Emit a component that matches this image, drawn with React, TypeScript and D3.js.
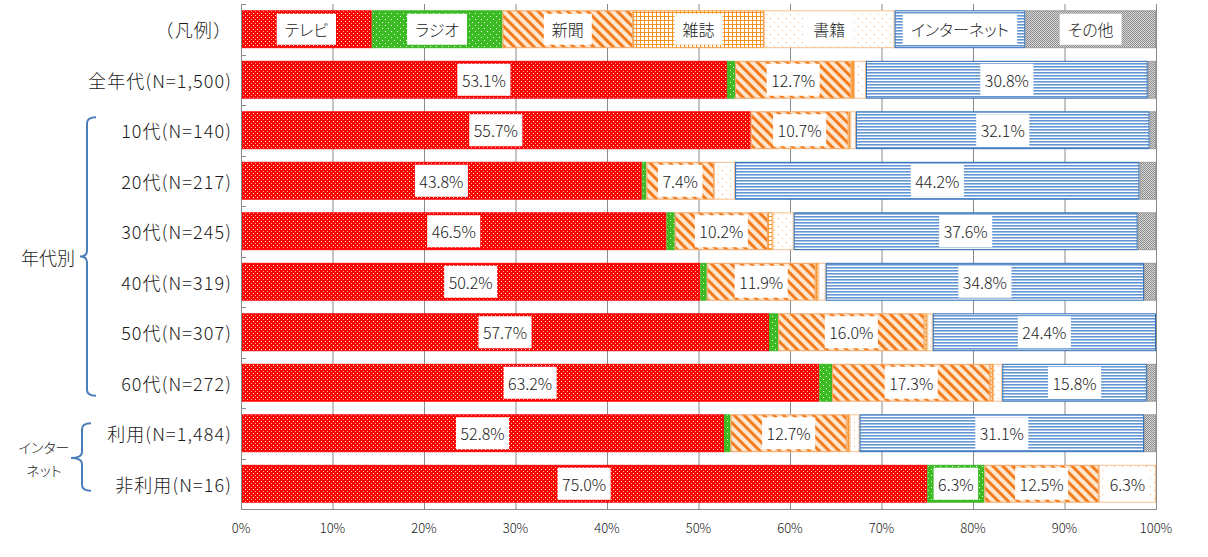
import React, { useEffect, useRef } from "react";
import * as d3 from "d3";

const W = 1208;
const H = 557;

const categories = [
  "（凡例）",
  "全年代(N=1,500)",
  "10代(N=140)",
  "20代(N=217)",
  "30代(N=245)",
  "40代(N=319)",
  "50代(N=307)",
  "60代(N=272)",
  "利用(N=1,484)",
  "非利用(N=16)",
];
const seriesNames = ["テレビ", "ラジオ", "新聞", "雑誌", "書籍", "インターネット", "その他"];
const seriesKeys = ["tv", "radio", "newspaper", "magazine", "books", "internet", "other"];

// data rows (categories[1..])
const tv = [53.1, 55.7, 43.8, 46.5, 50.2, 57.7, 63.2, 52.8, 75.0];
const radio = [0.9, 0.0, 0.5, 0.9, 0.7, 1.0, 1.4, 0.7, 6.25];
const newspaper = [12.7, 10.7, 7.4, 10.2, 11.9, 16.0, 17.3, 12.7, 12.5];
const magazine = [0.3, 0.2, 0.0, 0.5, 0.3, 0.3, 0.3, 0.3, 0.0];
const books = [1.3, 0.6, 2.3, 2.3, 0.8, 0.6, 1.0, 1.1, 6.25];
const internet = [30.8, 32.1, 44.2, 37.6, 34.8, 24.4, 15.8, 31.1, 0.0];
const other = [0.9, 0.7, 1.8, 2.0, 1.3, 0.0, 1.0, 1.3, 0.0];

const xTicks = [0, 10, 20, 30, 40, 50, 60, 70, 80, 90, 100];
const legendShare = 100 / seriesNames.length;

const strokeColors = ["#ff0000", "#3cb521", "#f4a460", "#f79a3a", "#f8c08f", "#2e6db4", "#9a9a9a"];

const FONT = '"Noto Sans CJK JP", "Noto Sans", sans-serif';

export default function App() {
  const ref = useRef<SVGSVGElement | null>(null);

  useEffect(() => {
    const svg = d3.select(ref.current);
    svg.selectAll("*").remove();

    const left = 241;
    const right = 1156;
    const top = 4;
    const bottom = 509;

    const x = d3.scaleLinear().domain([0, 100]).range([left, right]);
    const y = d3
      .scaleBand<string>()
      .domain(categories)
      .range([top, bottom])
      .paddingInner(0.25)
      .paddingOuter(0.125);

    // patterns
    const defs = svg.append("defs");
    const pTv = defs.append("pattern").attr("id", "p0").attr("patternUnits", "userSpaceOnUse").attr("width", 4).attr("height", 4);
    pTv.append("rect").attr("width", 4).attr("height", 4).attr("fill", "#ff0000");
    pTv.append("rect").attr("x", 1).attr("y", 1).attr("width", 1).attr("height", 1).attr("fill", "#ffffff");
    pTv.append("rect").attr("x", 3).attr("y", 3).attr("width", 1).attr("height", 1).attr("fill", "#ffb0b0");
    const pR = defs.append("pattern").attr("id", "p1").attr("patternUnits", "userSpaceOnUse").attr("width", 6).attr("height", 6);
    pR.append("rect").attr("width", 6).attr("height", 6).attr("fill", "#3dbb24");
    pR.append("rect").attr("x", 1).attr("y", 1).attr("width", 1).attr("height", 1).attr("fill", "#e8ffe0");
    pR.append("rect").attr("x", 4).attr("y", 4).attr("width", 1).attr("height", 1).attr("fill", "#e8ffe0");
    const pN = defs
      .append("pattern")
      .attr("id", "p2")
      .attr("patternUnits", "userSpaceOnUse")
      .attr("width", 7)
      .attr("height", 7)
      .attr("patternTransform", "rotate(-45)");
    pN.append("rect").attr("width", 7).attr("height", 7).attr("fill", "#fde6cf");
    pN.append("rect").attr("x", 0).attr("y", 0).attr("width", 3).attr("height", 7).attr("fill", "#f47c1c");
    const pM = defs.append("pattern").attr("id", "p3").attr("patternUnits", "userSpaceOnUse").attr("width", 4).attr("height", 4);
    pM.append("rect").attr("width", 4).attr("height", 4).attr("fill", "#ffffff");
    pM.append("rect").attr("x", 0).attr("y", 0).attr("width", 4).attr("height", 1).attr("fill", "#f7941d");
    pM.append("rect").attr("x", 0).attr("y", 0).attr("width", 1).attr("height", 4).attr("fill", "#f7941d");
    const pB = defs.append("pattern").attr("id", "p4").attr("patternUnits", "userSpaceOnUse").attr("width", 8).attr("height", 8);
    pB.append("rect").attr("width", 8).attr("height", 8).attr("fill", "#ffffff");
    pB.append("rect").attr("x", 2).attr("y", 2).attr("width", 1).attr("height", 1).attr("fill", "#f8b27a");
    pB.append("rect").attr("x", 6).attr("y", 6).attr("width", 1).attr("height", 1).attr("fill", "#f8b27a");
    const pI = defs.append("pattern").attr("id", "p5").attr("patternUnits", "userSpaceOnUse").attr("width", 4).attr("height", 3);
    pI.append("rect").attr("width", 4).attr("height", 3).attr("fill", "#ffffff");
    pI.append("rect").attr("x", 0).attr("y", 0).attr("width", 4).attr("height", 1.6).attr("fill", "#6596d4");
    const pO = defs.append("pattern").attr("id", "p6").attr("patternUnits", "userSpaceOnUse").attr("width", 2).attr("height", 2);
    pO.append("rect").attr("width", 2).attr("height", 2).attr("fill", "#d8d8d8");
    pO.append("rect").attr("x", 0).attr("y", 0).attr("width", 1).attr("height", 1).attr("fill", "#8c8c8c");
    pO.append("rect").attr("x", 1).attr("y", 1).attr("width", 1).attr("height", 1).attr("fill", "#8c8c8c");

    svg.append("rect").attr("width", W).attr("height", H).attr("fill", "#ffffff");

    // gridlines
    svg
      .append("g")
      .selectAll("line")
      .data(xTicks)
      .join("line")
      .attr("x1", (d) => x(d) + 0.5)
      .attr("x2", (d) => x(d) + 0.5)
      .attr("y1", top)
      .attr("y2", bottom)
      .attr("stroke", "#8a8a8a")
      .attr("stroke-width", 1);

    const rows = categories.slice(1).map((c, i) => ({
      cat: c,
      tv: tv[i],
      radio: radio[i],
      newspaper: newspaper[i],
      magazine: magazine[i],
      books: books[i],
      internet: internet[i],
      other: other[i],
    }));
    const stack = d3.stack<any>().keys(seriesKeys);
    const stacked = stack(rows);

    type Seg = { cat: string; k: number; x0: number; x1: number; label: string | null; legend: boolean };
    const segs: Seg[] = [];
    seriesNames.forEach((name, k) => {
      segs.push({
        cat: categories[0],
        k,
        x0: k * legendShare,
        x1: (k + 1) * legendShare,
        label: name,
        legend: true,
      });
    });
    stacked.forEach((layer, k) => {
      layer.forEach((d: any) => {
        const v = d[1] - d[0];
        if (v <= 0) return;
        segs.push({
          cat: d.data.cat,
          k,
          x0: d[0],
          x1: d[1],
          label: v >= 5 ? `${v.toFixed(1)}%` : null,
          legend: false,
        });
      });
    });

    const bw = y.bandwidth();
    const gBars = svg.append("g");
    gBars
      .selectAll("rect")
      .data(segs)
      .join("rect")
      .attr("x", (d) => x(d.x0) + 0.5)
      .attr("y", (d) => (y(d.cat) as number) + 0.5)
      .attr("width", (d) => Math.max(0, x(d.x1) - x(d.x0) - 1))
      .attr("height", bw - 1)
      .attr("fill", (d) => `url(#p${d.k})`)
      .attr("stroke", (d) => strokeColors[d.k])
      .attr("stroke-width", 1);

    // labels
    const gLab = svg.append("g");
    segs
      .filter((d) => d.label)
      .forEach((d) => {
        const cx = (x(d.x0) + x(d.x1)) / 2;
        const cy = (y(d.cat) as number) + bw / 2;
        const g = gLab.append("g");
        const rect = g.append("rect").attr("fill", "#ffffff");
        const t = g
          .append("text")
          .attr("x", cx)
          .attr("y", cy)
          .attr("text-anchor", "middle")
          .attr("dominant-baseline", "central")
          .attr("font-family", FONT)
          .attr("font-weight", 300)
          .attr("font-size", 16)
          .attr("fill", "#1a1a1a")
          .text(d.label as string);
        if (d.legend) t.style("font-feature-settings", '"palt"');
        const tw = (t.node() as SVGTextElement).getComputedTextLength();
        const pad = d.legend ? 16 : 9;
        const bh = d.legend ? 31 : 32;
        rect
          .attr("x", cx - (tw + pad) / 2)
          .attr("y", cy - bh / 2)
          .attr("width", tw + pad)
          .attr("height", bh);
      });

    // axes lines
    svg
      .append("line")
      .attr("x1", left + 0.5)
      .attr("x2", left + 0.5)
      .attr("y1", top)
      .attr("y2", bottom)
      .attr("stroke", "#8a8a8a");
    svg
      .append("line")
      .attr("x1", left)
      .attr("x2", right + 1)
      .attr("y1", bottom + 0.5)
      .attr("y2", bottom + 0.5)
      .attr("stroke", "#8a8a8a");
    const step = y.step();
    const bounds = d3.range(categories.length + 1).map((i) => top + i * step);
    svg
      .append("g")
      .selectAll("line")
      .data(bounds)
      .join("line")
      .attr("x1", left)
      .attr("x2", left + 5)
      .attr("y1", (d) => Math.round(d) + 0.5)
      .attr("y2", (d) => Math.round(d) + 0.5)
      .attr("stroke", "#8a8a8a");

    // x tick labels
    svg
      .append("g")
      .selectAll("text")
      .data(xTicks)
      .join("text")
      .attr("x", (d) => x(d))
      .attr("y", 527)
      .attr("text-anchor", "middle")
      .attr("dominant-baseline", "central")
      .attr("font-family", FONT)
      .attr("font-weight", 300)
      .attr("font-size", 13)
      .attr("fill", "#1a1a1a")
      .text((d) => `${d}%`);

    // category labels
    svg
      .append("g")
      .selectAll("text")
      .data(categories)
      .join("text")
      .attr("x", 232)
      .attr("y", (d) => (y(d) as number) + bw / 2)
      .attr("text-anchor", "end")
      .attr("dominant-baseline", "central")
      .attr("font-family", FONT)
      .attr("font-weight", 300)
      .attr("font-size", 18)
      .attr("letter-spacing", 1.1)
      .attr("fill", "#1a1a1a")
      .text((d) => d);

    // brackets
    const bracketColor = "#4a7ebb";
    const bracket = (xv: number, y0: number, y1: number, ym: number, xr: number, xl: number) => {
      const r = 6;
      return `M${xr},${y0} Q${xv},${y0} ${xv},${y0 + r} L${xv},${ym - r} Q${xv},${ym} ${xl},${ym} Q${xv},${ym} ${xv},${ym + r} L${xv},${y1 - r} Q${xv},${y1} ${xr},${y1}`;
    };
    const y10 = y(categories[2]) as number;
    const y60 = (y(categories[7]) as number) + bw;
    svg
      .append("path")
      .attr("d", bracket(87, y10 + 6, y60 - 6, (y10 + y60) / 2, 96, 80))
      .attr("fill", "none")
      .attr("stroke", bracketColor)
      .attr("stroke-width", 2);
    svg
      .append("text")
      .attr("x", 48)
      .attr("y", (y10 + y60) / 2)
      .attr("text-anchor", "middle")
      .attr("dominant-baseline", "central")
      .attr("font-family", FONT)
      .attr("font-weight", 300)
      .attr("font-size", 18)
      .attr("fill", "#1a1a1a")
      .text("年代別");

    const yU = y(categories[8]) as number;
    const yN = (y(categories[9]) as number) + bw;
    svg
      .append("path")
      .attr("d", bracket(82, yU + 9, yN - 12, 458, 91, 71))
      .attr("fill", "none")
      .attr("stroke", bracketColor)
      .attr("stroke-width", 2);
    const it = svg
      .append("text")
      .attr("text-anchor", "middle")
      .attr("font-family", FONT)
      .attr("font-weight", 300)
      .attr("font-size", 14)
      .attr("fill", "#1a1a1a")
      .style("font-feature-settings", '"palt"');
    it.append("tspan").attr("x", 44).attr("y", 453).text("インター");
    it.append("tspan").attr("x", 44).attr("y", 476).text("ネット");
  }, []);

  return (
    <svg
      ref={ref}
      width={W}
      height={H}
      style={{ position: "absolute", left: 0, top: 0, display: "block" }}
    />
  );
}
────────────────────
Begin at the first line of the data above and repeat each line exactly, stopping after the line containing "const H = 557;". Omit the pictures.

Emit a component that matches this image, drawn with React, TypeScript and D3.js.
import React, { useEffect, useRef } from "react";
import * as d3 from "d3";

const W = 1208;
const H = 557;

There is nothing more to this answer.